Transition bond issues have been previously criticised for lacking ambition and making sustainability commitments that represent little more than a continuation of “business as usual” practices. For example, Hong-Kong based power company CLP Group was criticised for including the construction of natural gas-fired power plants in its revised transition bond framework.
“Such concerns, we believe, have undermined the growth of the transition finance market with only 16 transition bond deals recorded as of June 2021 according to Dealogic,” says S&P.
The ratings agency says that harmonising different standards is key to mitigating concerns about greenwashing.

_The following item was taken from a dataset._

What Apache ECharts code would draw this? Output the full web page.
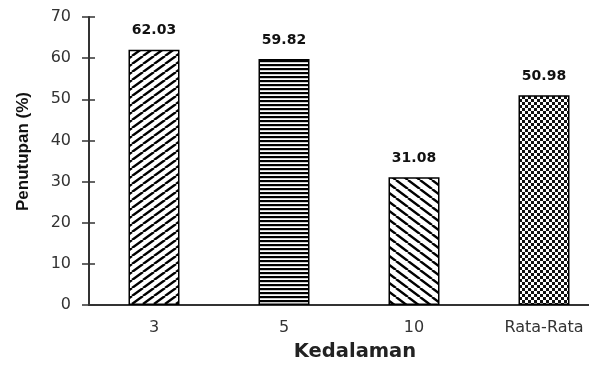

S&P notes the principles launched by the International Capital Market Association (ICMA), to promote standardisation and transparency for use-of-proceeds and sustainability-linked bonds and loans. While the principles are voluntary, an estimated 97 per cent of use of proceeds and 80 per cent of sustainability-linked bonds issued globally adhered to them in 2020, according to ICMA and Environmental Finance.
Disclosure standards such as the Taskforce for Climate-related Financial Disclosures (TCFD) have also helped reduce investor fears around greenwashing, as well as improving transparency and reducing costs incurred by investors as they search for sustainable investments.
“While demand for sustainable financing instruments remains very strong and promises to increase, concerns around the accuracy of issuer sustainability claims can have profound impacts on the integrity and development of the sustainable finance market,” says S&P.